── INFORMATION SUPPLIED ──

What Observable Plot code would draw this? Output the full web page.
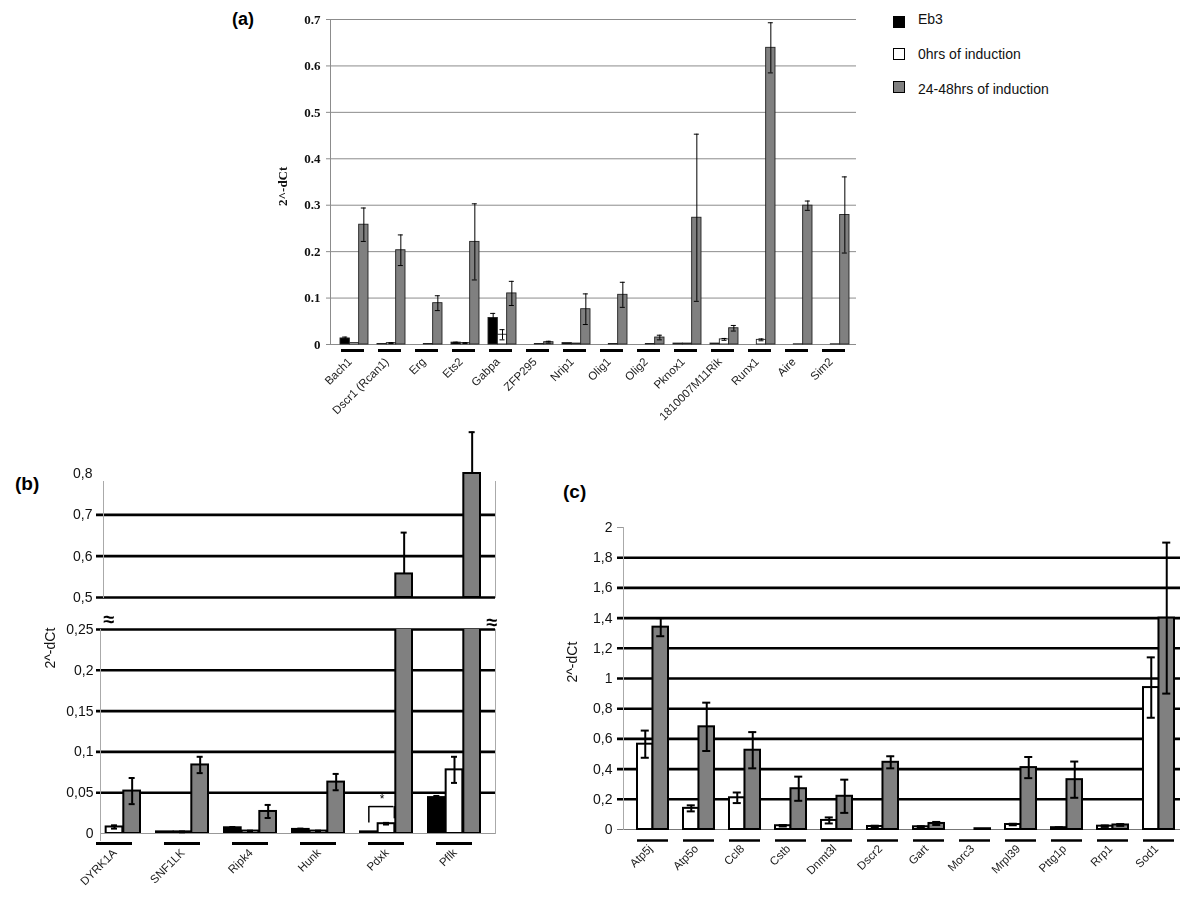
<!DOCTYPE html>
<html><head><meta charset="utf-8">
<script src="https://cdn.jsdelivr.net/npm/d3@7"></script>
<script src="https://cdn.jsdelivr.net/npm/@observablehq/plot@0.6"></script>
<style>
body{margin:0;background:#fff;}
#root{position:relative;width:1200px;height:898px;overflow:hidden;font-family:"Liberation Sans",Arial,sans-serif;background:#fff;}
.abs{position:absolute;white-space:nowrap;}
.sq{position:absolute;box-sizing:border-box;width:12px;height:12px;border:1.5px solid #000;}
.lg{position:absolute;font-size:14px;line-height:16px;color:#111;white-space:nowrap;}
.pl{position:absolute;font-weight:bold;font-family:"Liberation Sans",Arial,sans-serif;}
svg{filter:grayscale(100%);}
</style></head><body><div id="root"></div>
<script>
// ---------- shared series ----------
const seriesNames = ["Eb3", "0hrs of induction", "24-48hrs of induction"];
const seriesFill = ["#000000", "#ffffff", "#808080"];

// ---------- panel (a) ----------
const genesA = ["Bach1", "Dscr1 (Rcan1)", "Erg", "Ets2", "Gabpa", "ZFP295", "Nrip1", "Olig1", "Olig2", "Pknox1", "1810007M11Rik", "Runx1", "Aire", "Sim2"];
const eb3A    = [0.013, 0.001, 0, 0.004, 0.057, 0, 0.003, 0, 0, 0.002, 0.002, 0, 0, 0];
const eb3ErrA = [0.003, 0, 0, 0.001, 0.010, 0, 0, 0, 0, 0, 0, 0, 0, 0];
const h0A     = [0.003, 0.003, 0.001, 0.003, 0.021, 0.001, 0.002, 0.001, 0.001, 0.002, 0.011, 0.010, 0.0005, 0.0005];
const h0ErrA  = [0, 0.001, 0, 0.001, 0.011, 0, 0, 0, 0, 0, 0.002, 0.002, 0, 0];
const h24A    = [0.258, 0.203, 0.089, 0.221, 0.110, 0.005, 0.076, 0.107, 0.015, 0.273, 0.035, 0.639, 0.299, 0.279];
const h24ErrA = [0.036, 0.033, 0.016, 0.082, 0.026, 0.002, 0.033, 0.027, 0.005, 0.180, 0.006, 0.054, 0.010, 0.082];
const ticksA  = [0, 0.1, 0.2, 0.3, 0.4, 0.5, 0.6, 0.7];

// ---------- panel (b) ----------
const genesB = ["DYRK1A", "SNF1LK", "Ripk4", "Hunk", "Pdxk", "Pflk"];
const eb3B    = [0, 0.002, 0.007, 0.005, 0.002, 0.044];
const eb3ErrB = [0, 0, 0.001, 0.001, 0, 0.002];
const h0B     = [0.008, 0.002, 0.003, 0.003, 0.012, 0.078];
const h0ErrB  = [0.002, 0.0005, 0.0005, 0.0005, 0.001, 0.016];
const h24B    = [0.052, 0.084, 0.027, 0.063, 0.557, 0.800];
const h24ErrB = [0.016, 0.010, 0.008, 0.010, 0.100, 0.100];
const ticksBLow  = [0, 0.05, 0.1, 0.15, 0.2, 0.25];
const ticksBHigh = [0.5, 0.6, 0.7, 0.8];
const bracketB = [{gene: "Pdxk", y: 0.033, left: 0.013, right: 0.018, label: "*"}];

// ---------- panel (c) ----------
const genesC = ["Atp5j", "Atp5o", "Ccl8", "Cstb", "Dnmt3l", "Dscr2", "Gart", "Morc3", "Mrpl39", "Pttg1p", "Rrp1", "Sod1"];
const h0C     = [0.565, 0.14, 0.21, 0.025, 0.06, 0.02, 0.018, 0, 0.033, 0.012, 0.022, 0.94];
const h0ErrC  = [0.09, 0.02, 0.035, 0.005, 0.02, 0.005, 0.004, 0, 0.005, 0.003, 0.005, 0.20];
const h24C    = [1.34, 0.68, 0.525, 0.27, 0.22, 0.445, 0.04, 0.005, 0.41, 0.33, 0.03, 1.40];
const h24ErrC = [0.06, 0.16, 0.12, 0.08, 0.11, 0.04, 0.01, 0, 0.07, 0.12, 0.006, 0.50];
const ticksC  = [0, 0.2, 0.4, 0.6, 0.8, 1, 1.2, 1.4, 1.6, 1.8, 2];

const yTitle = "2^-dCt";

// ---------- helpers ----------
const root = document.getElementById("root");
const SANS = "'Liberation Sans', Arial, sans-serif";
const SERIF = "'Liberation Serif', 'Times New Roman', serif";
const commaFmt = d => d === 0 ? "0" : String(d).replace(".", ",");

function groupBars(genes, vals, errs, fills, o) {
  const n = vals.length, w = o.bw / n, marks = [];
  vals.forEach((vs, k) => {
    const rows = genes.map((g, i) => ({gene: g, v: vs[i], e: errs[k][i]}))
      .filter(d => d.v > 0 && (!o.keep || o.keep(d)));
    marks.push(Plot.barY(rows, {x: "gene", y1: o.base || 0, y2: "v", fill: fills[k],
      stroke: o.stroke, strokeWidth: o.sw, insetLeft: k * w, insetRight: (n - 1 - k) * w, clip: o.clip}));
  });
  vals.forEach((vs, k) => {
    const rows = genes.map((g, i) => ({gene: g, v: vs[i], e: errs[k][i]}))
      .filter(d => d.v > 0 && d.e > 0 && (!o.errKeep || o.errKeep(d)));
    const dx = (k - (n - 1) / 2) * w;
    const ci = (w - o.cap) / 2;
    marks.push(Plot.ruleX(rows, {x: "gene", y1: d => o.upOnly ? d.v : d.v - d.e, y2: d => d.v + d.e,
      dx, stroke: "#000", strokeWidth: o.ew}));
    marks.push(Plot.tickY(rows, {x: "gene", y: d => d.v + d.e, insetLeft: k * w + ci,
      insetRight: (n - 1 - k) * w + ci, stroke: "#000", strokeWidth: o.ew}));
    if (!o.upOnly) marks.push(Plot.tickY(rows, {x: "gene", y: d => d.v - d.e, insetLeft: k * w + ci,
      insetRight: (n - 1 - k) * w + ci, stroke: "#000", strokeWidth: o.ew}));
  });
  return marks;
}

function place(svg, left, top) {
  svg.style.position = "absolute";
  svg.style.left = left + "px";
  svg.style.top = top + "px";
  svg.style.maxWidth = "none";
  svg.style.background = "transparent";
  svg.style.overflow = "visible";
  root.appendChild(svg);
}
function html(cls, css, text) {
  const el = document.createElement("div");
  el.className = cls;
  el.style.cssText = css;
  if (text != null) el.textContent = text;
  root.appendChild(el);
  return el;
}
const baseStyle = {fontFamily: SANS, fontSize: "11px", background: "transparent", overflow: "visible", color: "#000"};

// ---------- panel (a) ----------
{
  const range = [339, 849], pin = 0.245;
  const bw = d3.scaleBand(genesA, range).paddingInner(pin).paddingOuter(0).bandwidth();
  const svg = Plot.plot({
    width: 870, height: 440, marginLeft: 330, marginRight: 14, marginTop: 19, marginBottom: 96,
    style: baseStyle,
    x: {type: "band", domain: genesA, range, paddingInner: pin, paddingOuter: 0, axis: null},
    y: {domain: [0, 0.7], axis: null},
    marks: [
      Plot.ruleY(ticksA, {stroke: "#8c8c8c", strokeWidth: 1, insetLeft: -4}),
      Plot.frame({anchor: "left", stroke: "#8c8c8c"}),
      Plot.text(ticksA, {y: d => d, text: d => String(d), frameAnchor: "left", textAnchor: "end", dx: -10,
        fontFamily: SERIF, fontWeight: "bold", fontSize: 13, fill: "#111"}),
      ...groupBars(genesA, [eb3A, h0A, h24A], [eb3ErrA, h0ErrA, h24ErrA], seriesFill,
        {bw, stroke: "#222", sw: 0.9, ew: 1, cap: 5}),
      Plot.tickY(genesA, {x: d => d, y: 0, dy: 6, stroke: "#000", strokeWidth: 3, insetLeft: 1, insetRight: 4}),
      Plot.text(genesA, {x: d => d, text: d => d, frameAnchor: "bottom", rotate: -45, textAnchor: "end",
        dx: -2, dy: 18, fontSize: 11.5, fill: "#1a1a1a"}),
      Plot.text([yTitle], {text: d => d, frameAnchor: "left", rotate: -90, dx: -48, dy: 24,
        fontFamily: SERIF, fontWeight: "bold", fontSize: 13, fill: "#111"})
    ]
  });
  place(svg, 0, 0);
  html("pl", "left:232px;top:9px;font-size:18px;", "(a)");
  // legend
  const sqTops = [16, 48, 81], txtTops = [11, 46, 81];
  seriesNames.forEach((s, i) => {
    html("sq", `left:893px;top:${sqTops[i]}px;background:${seriesFill[i]};`);
    html("lg", `left:918px;top:${txtTops[i]}px;`, s);
  });
}

// ---------- panel (b) ----------
{
  const range = [85.5, 482], pin = 0.229;
  const bw = d3.scaleBand(genesB, range).paddingInner(pin).paddingOuter(0).bandwidth();
  const w = bw / 3;
  const vals = [eb3B, h0B, h24B], errs = [eb3ErrB, h0ErrB, h24ErrB];
  const common = {
    width: 520, marginLeft: 100, marginRight: 25, style: baseStyle,
    x: {type: "band", domain: genesB, range, paddingInner: pin, paddingOuter: 0, axis: null}
  };
  // upper part (0.5 - 0.8)
  const top = Plot.plot({
    ...common, height: 182, marginTop: 53, marginBottom: 5,
    y: {domain: [0.5, 0.8], axis: null},
    marks: [
      Plot.ruleY(ticksBHigh.filter(t => t < 0.8), {stroke: "#000", strokeWidth: 2.6, insetLeft: -4}),
      Plot.frame({anchor: "left", stroke: "#aaa", insetTop: 8, dx: 3}),
      Plot.frame({anchor: "right", stroke: "#aaa", insetTop: 8}),
      Plot.text(ticksBHigh, {y: d => d, text: commaFmt, frameAnchor: "left", textAnchor: "end", dx: -8, fontSize: 14, fill: "#111"}),
      ...groupBars(genesB, vals, errs, seriesFill,
        {bw, base: 0.5, stroke: "#000", sw: 2, ew: 2, cap: 7, upOnly: true,
         keep: d => d.v > 0.5, errKeep: d => d.v > 0.5})
    ]
  });
  place(top, 0, 420);
  // lower part (0 - 0.25)
  const low = Plot.plot({
    ...common, height: 298, marginTop: 29, marginBottom: 65,
    y: {domain: [0, 0.25], axis: null},
    marks: [
      Plot.ruleY(ticksBLow.filter(t => t > 0), {stroke: "#000", strokeWidth: 2.6, insetLeft: -4}),
      Plot.ruleY([0], {stroke: "#999", strokeWidth: 1}),
      Plot.frame({anchor: "left", stroke: "#aaa", insetBottom: -7}),
      Plot.frame({anchor: "right", stroke: "#aaa"}),
      Plot.text(ticksBLow, {y: d => d, text: commaFmt, frameAnchor: "left", textAnchor: "end", dx: -7, fontSize: 14, fill: "#111"}),
      ...groupBars(genesB, vals, errs, seriesFill,
        {bw, stroke: "#000", sw: 2, ew: 2, cap: 7, clip: true, errKeep: d => d.v + d.e <= 0.25}),
      // significance bracket
      Plot.ruleX(bracketB, {x: "gene", y1: "left", y2: "y", dx: -w, stroke: "#000", strokeWidth: 1.5}),
      Plot.ruleX(bracketB, {x: "gene", y1: "right", y2: "y", dx: w / 2 - 1, stroke: "#000", strokeWidth: 1.5}),
      Plot.tickY(bracketB, {x: "gene", y: "y", insetLeft: w / 2, insetRight: w + 1, stroke: "#000", strokeWidth: 1.5}),
      Plot.text(bracketB, {x: "gene", y: "y", text: "label", dx: -w / 4, dy: -7, fontSize: 12}),
      Plot.tickY(genesB, {x: d => d, y: 0, dy: 10, stroke: "#000", strokeWidth: 3, insetLeft: 8, insetRight: 8}),
      Plot.text(genesB, {x: d => d, text: d => d, frameAnchor: "bottom", rotate: -45, textAnchor: "end",
        dx: 3, dy: 20, fontSize: 11.5, fill: "#1a1a1a"}),
      Plot.text(["≈"], {text: d => d, frameAnchor: "top-left", dx: 3, dy: -18, fontSize: 20, fontWeight: "bold"}),
      Plot.text(["≈"], {text: d => d, frameAnchor: "top-right", dx: 2, dy: -15, fontSize: 20, fontWeight: "bold"}),
      Plot.text([yTitle], {text: d => d, frameAnchor: "left", rotate: -90, dx: -50, dy: -63, fontSize: 14, fill: "#111"})
    ]
  });
  place(low, 0, 600);
  html("pl", "left:15px;top:473px;font-size:19px;", "(b)");
}

// ---------- panel (c) ----------
{
  const range = [94.5, 635.9], pin = 0.333;
  const bw = d3.scaleBand(genesC, range).paddingInner(pin).paddingOuter(0).bandwidth();
  const svg = Plot.plot({
    width: 660, height: 398, marginLeft: 83, marginRight: 20, marginTop: 27, marginBottom: 69,
    style: baseStyle,
    x: {type: "band", domain: genesC, range, paddingInner: pin, paddingOuter: 0, axis: null},
    y: {domain: [0, 2], axis: null},
    marks: [
      Plot.ruleY(ticksC.filter(t => t > 0 && t < 2), {stroke: "#000", strokeWidth: 2.6, insetLeft: -6}),
      Plot.ruleY([0], {stroke: "#777", strokeWidth: 1, insetLeft: -6}),
      Plot.ruleY([2], {stroke: "#999", strokeWidth: 1, insetLeft: -6, insetRight: 557}),
      Plot.frame({anchor: "left", stroke: "#aaa"}),
      Plot.text(ticksC, {y: d => d, text: commaFmt, frameAnchor: "left", textAnchor: "end", dx: -11, fontSize: 14, fill: "#111"}),
      ...groupBars(genesC, [h0C, h24C], [h0ErrC, h24ErrC], [seriesFill[1], seriesFill[2]],
        {bw, stroke: "#000", sw: 2, ew: 2, cap: 8}),
      Plot.tickY(genesC, {x: d => d, y: 0, dy: 11, stroke: "#000", strokeWidth: 2.5}),
      Plot.text(genesC, {x: d => d, text: d => d, frameAnchor: "bottom", rotate: -45, textAnchor: "end",
        dx: 0, dy: 20, fontSize: 11.5, fill: "#1a1a1a"}),
      Plot.text([yTitle], {text: d => d, frameAnchor: "left", rotate: -90, dx: -51, dy: 4, fontSize: 14, fill: "#111"})
    ]
  });
  place(svg, 540, 500);
  html("pl", "left:563px;top:481px;font-size:19px;", "(c)");
}
</script></body></html>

───

Reproduce only the lines from the beginning of the data through the line that contains "0.5, 0.6, 0.7];", both included, and please drop the pictures.

## EXERCISE RESPONSE
What Observable Plot code would draw this? Output the full web page.
<!DOCTYPE html>
<html><head><meta charset="utf-8">
<script src="https://cdn.jsdelivr.net/npm/d3@7"></script>
<script src="https://cdn.jsdelivr.net/npm/@observablehq/plot@0.6"></script>
<style>
body{margin:0;background:#fff;}
#root{position:relative;width:1200px;height:898px;overflow:hidden;font-family:"Liberation Sans",Arial,sans-serif;background:#fff;}
.abs{position:absolute;white-space:nowrap;}
.sq{position:absolute;box-sizing:border-box;width:12px;height:12px;border:1.5px solid #000;}
.lg{position:absolute;font-size:14px;line-height:16px;color:#111;white-space:nowrap;}
.pl{position:absolute;font-weight:bold;font-family:"Liberation Sans",Arial,sans-serif;}
svg{filter:grayscale(100%);}
</style></head><body><div id="root"></div>
<script>
// ---------- shared series ----------
const seriesNames = ["Eb3", "0hrs of induction", "24-48hrs of induction"];
const seriesFill = ["#000000", "#ffffff", "#808080"];

// ---------- panel (a) ----------
const genesA = ["Bach1", "Dscr1 (Rcan1)", "Erg", "Ets2", "Gabpa", "ZFP295", "Nrip1", "Olig1", "Olig2", "Pknox1", "1810007M11Rik", "Runx1", "Aire", "Sim2"];
const eb3A    = [0.013, 0.001, 0, 0.004, 0.057, 0, 0.003, 0, 0, 0.002, 0.002, 0, 0, 0];
const eb3ErrA = [0.003, 0, 0, 0.001, 0.010, 0, 0, 0, 0, 0, 0, 0, 0, 0];
const h0A     = [0.003, 0.003, 0.001, 0.003, 0.021, 0.001, 0.002, 0.001, 0.001, 0.002, 0.011, 0.010, 0.0005, 0.0005];
const h0ErrA  = [0, 0.001, 0, 0.001, 0.011, 0, 0, 0, 0, 0, 0.002, 0.002, 0, 0];
const h24A    = [0.258, 0.203, 0.089, 0.221, 0.110, 0.005, 0.076, 0.107, 0.015, 0.273, 0.035, 0.639, 0.299, 0.279];
const h24ErrA = [0.036, 0.033, 0.016, 0.082, 0.026, 0.002, 0.033, 0.027, 0.005, 0.180, 0.006, 0.054, 0.010, 0.082];
const ticksA  = [0, 0.1, 0.2, 0.3, 0.4, 0.5, 0.6, 0.7];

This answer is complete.